TASK DIRECTIONS = Report each line of the data that includes the word "LaTeX".

SUPPLIED ENTRIES =
[BEGIN]

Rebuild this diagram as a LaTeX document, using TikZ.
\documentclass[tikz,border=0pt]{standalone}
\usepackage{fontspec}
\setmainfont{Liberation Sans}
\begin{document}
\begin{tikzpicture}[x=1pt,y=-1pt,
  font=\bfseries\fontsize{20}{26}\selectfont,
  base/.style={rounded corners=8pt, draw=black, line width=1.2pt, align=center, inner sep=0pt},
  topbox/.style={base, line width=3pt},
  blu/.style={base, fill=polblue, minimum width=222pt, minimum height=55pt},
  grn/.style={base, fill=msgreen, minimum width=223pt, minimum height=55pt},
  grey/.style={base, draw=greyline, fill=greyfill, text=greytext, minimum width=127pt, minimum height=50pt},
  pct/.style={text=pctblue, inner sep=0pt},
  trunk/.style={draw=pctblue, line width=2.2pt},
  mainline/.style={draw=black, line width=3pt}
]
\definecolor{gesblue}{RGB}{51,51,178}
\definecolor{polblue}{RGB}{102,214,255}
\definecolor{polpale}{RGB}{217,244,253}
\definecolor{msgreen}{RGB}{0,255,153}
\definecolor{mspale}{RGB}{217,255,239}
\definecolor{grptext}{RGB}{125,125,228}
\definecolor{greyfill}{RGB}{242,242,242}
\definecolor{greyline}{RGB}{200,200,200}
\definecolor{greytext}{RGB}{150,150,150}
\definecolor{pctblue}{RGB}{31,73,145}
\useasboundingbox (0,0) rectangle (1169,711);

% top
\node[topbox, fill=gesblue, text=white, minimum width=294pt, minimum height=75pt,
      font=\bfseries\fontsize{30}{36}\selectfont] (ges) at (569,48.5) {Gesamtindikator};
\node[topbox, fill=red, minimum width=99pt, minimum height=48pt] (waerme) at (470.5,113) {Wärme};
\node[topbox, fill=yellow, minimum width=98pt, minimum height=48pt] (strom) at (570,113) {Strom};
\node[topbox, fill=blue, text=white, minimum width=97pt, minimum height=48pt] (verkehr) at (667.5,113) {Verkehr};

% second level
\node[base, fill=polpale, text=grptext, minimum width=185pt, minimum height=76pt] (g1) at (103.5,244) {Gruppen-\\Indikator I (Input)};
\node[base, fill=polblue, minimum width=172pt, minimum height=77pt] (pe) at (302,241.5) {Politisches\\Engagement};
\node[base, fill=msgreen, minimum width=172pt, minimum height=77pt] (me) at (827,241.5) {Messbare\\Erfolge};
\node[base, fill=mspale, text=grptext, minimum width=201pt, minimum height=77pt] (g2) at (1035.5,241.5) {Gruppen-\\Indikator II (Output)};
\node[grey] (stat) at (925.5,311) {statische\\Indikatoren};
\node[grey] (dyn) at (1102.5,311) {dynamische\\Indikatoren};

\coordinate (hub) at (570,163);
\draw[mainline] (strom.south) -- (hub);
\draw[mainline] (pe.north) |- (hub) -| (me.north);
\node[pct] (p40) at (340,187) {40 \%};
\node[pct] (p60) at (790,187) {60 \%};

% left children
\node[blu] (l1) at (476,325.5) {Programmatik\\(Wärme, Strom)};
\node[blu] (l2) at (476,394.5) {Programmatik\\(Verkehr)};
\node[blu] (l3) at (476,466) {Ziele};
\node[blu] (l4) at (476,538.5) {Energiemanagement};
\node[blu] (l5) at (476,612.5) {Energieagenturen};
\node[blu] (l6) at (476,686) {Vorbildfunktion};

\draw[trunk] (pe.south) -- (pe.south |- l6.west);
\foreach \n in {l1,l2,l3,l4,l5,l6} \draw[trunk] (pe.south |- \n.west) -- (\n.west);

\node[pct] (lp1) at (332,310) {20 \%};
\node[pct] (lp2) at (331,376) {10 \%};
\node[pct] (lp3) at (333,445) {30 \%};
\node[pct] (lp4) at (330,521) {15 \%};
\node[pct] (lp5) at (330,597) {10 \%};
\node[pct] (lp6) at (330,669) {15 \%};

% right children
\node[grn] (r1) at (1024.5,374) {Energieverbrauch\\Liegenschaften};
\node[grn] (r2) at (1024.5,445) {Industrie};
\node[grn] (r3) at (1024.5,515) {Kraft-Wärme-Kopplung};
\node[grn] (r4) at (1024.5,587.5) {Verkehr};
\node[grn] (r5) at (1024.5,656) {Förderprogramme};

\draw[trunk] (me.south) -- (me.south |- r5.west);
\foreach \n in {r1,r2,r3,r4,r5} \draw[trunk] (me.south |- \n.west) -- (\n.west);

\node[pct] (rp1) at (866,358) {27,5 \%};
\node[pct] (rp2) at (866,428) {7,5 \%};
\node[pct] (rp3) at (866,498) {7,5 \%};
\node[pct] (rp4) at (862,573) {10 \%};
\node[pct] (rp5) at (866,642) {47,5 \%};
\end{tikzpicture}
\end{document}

[END]
[BEGIN]

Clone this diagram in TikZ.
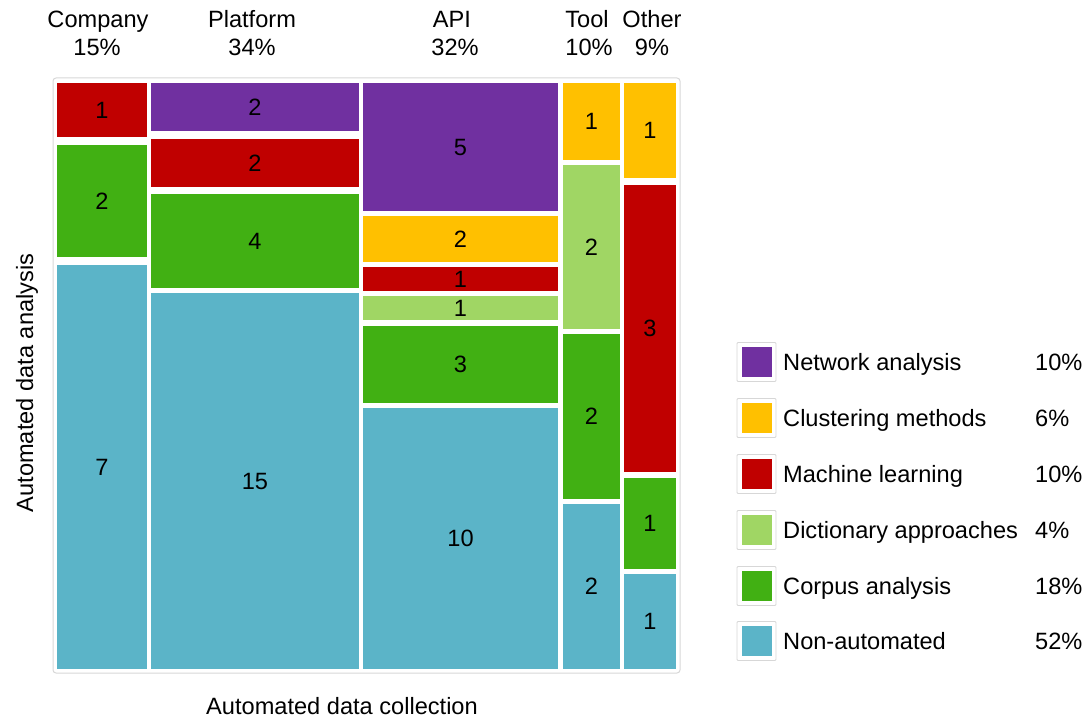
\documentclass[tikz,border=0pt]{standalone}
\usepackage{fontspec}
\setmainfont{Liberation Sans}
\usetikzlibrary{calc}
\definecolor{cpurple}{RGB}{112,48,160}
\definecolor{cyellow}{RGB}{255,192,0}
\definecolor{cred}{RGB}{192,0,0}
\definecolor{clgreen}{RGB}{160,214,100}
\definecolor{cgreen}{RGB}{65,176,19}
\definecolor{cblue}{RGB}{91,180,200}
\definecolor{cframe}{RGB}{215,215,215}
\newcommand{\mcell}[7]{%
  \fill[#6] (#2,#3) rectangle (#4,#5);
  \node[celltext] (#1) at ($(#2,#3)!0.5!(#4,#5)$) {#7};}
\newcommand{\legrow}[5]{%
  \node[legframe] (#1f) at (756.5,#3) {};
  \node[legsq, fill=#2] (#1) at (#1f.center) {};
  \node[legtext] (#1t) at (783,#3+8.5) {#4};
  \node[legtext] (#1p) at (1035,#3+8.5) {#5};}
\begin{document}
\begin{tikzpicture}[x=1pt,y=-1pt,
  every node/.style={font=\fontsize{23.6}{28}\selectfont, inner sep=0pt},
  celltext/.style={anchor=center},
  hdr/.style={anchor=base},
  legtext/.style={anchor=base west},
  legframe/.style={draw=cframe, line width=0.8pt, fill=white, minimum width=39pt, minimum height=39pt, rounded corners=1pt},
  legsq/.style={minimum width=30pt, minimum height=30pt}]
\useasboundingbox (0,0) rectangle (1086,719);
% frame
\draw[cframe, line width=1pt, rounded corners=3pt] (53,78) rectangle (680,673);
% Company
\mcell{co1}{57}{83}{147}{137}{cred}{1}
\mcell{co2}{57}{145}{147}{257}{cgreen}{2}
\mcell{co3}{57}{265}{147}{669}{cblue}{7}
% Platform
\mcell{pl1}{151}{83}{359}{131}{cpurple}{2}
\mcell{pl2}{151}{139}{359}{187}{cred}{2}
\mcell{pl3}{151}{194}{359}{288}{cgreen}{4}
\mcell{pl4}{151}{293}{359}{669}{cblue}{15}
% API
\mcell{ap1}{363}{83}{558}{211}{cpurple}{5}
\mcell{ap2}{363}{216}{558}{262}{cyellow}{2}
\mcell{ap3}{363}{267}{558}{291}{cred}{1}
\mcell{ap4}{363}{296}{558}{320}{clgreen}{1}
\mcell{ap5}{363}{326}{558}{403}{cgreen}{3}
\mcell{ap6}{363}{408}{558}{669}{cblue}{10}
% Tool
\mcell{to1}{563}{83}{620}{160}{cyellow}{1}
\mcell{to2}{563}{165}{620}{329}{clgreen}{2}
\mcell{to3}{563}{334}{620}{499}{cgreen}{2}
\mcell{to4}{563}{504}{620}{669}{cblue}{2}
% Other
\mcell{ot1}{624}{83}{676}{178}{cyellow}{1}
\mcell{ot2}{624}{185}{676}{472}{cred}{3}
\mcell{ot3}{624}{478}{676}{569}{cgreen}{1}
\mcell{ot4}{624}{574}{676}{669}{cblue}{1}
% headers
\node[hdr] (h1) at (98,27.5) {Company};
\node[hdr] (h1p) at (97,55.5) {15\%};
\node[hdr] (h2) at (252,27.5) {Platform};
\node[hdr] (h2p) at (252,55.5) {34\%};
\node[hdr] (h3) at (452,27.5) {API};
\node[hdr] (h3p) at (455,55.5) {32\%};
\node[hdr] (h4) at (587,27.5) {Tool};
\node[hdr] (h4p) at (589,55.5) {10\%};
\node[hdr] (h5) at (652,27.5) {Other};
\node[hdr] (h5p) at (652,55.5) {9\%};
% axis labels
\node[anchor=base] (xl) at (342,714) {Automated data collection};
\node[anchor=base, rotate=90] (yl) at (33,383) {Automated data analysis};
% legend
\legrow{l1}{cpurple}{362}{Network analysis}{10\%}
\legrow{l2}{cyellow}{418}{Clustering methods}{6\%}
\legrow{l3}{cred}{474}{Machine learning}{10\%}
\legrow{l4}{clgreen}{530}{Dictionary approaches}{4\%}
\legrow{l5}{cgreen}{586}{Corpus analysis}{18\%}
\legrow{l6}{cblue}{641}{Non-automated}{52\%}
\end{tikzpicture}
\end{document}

[END]
[BEGIN]

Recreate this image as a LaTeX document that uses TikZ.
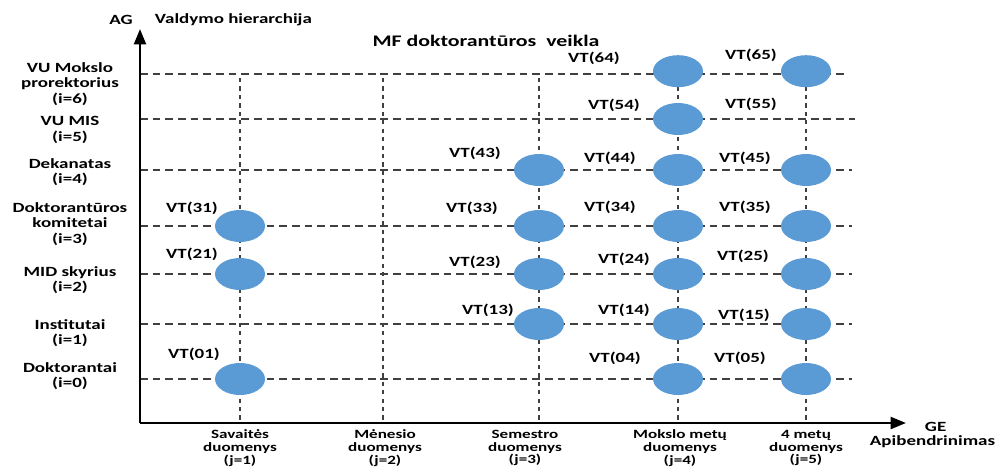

[END]

REPLY =
Rebuild this diagram as a LaTeX document, using TikZ.
Recreate this image as a LaTeX document that uses TikZ.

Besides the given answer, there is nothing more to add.